The NY Times’ Joe Nocera, asks, “Shouldn’t We Rescue Housing?

Yes, there were lots of Americans who were not greedy or foolish during the housing bubble, and many resent the idea that their neighbors might get a bailout they don’t deserve. They need to get over themselves. If housing prices keep falling, many millions of additional homeowners will find themselves, through no fault of their own, with underwater mortgages. Besides, foreclosures damage property values for everyone, not just those losing their homes.

Through no fault of their own? Let’s unpack this.

If you borrowed to buy a house in one of the rapidly inflating markets during the past few years, you were playing the bubble game, too.

If you borrowed against the value of the house for a second mortgage for any reason at all, you were playing the bubble game.

If you are a long-term owner and were counting on the appreciation to finance your retirement or your bail-out to a place where homes were more affordable, you were playing the bubble.

His plan, which many others have floated in recent days, is designed to put our kids on the hook for the prolificacy of people who were encouraged to be spendthrifts. But it’s a direct slap in the face to a huge group of other people.

If you are a renter who didn’t jump into the market because you understood that to do so would be reckless, you are, in Nocera’s world, a dupe. You’ve been overpaying for your rent due to inflated home values, and while you waited for sanity to return so you might be able to afford to borrow to buy a home, you now learn that you’re still out of luck.

This plan would freeze in place a system that encouraged greed, and penalize those of us who waited for markets to become more sane. It turns out that being responsible in this insane nation is to be naive. That message will penetrate throughout the culture as the scope of all these bailouts — which exempt people who did the right thing — becomes clear.

3 thoughts on “Journalist's Housing Rescue Idea: Reward Recklessness

  1. Yep, couldn’t have said it better myself. As someone who ‘moderately’
    played the bubble (we took out a modest second mortgage) we did not
    1 – borrow to buy speculative properties (2nd homes, investment properties)
    2 – Borrow heavily to finance luxurious trips
    3 – play the ARM game to free up additional monthly funds to purchase big
    screen TV’s, fancy vacations, new cars, etc

    We live in the bay area and have many friends who did all this and more, and
    the thought of them reverting their ARM mortgages to fixed rate, or some
    other financial reward stings. We feel like we were fairly responsible
    during the madness of the last few years, and while we saw our neighbors
    being reckless, we remained sane. If they are now rewarded, something is
    seriously wrong with the whole concept of capitalism (or socialism, which is
    really where we are today).
    Don’t get me wrong, I fully understand the implication of *not* helping
    those who made bad decisions, but something must be done to penalize the bad
    behavior.
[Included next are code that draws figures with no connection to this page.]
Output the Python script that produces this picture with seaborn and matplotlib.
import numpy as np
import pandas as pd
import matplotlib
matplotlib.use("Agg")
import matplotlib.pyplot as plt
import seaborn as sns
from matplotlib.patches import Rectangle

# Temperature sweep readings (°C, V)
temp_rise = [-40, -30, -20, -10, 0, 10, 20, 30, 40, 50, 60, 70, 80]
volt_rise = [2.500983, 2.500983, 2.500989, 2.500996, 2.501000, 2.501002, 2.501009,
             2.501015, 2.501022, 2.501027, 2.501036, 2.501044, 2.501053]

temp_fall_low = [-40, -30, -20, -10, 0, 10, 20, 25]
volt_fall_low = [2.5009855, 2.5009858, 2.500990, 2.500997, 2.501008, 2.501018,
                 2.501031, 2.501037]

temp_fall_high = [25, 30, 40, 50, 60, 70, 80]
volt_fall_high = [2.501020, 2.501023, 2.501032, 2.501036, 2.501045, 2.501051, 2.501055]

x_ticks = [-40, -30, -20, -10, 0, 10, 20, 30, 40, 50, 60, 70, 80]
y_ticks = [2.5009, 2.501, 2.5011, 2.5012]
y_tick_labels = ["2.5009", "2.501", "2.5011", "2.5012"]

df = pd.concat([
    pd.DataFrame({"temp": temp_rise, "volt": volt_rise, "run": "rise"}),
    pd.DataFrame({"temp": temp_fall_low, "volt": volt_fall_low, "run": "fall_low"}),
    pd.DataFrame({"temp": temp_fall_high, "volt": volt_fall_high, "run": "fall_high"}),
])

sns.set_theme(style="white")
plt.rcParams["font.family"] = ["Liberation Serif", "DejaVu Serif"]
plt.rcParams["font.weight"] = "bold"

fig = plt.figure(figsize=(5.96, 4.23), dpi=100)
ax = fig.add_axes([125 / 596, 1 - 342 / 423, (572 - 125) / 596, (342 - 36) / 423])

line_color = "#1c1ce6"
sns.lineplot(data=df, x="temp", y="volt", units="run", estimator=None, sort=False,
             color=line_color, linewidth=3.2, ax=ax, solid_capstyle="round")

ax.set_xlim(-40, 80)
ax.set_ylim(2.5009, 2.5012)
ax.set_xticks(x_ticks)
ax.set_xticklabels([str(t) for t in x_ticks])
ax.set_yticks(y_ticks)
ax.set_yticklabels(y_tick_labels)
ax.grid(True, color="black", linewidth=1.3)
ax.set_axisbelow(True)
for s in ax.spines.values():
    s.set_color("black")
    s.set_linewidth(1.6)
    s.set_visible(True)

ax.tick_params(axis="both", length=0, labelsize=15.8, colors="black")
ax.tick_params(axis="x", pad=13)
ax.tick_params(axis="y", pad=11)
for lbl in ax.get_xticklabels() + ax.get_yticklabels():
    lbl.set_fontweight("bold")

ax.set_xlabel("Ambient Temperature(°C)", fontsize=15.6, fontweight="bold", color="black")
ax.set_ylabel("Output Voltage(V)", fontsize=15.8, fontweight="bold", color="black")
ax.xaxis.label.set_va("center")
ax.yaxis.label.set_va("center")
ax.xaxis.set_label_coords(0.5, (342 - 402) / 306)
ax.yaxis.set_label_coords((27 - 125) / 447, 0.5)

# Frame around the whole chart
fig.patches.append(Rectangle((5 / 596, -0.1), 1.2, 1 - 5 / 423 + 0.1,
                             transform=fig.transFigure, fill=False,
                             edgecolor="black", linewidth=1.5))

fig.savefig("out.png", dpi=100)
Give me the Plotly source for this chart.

Some suggestions:
    1 – Let them convert ARM to fixed rate, but with a ‘surcharge’ (or penalty)
    of b/w 0.5%-1.0% This penalty could be factored into their IRS bill,
    effectively allowed them to pay back the US Gov’t the rescue funds ‘benefit’
    that they received over the course of the next 15-30 years.
    2 – Place those who are ‘rescued’ into a special income tax bracket that
    adds an additional % to their yearly income tax. Same idea as #1, but it
    wouldn’t be tied to a specific property.
    3 – place a special US Gov’t lien on the rescued properties so when they are
    sold at some point in the future, the tax payers can recover their
    4 – We need to be careful not to rescue folks who don’t actually need to be
    rescued. Let’s not make the same mistake that California did when prop 13
    was rolled out. There should be some sort of ‘liltmus’ test as to who is
    eligible to receive funds. Do you own more than 2 homes? Do you own a
    business? Do you have an AGI of >$500,000? We need to make sure that steps
    are taken to help those who are truly in need, and not just throw money at
    the wealthy who can afford to bail themselves out.

    my .02

  2. It’s also a slap in the face to people like my wife and I, who stayed in our existing house and refi’ed to shorten our loan payoff (15 years) and lock in a new low fixed rate. We also used our home equity line to renovate our existing house – increasing it’s value, and GREATLY increasing it’s energy efficiency (new double-glazed windows throughout, new hi-efficiency furnace, etc).

  3. Thanks for the post Dan. It’s good to know there are journalists out there who understand (and have understood, for a long while, based on your Mercury News column) what this bubble has done, and what needs to be done about it. Propping up house prices artificially is not the way to go.

    We were willing to let the market do its thing on the way up. Now that it’s correcting and the fever is breaking, are we supposed to put hot towels on its forehead? I think not. Let the adjustment happen with the (regrettable) economic pain and we can move forward soon thereafter, in better shape than would come from a long, agonizing correction resulting from attempts to delay and deny the core problem.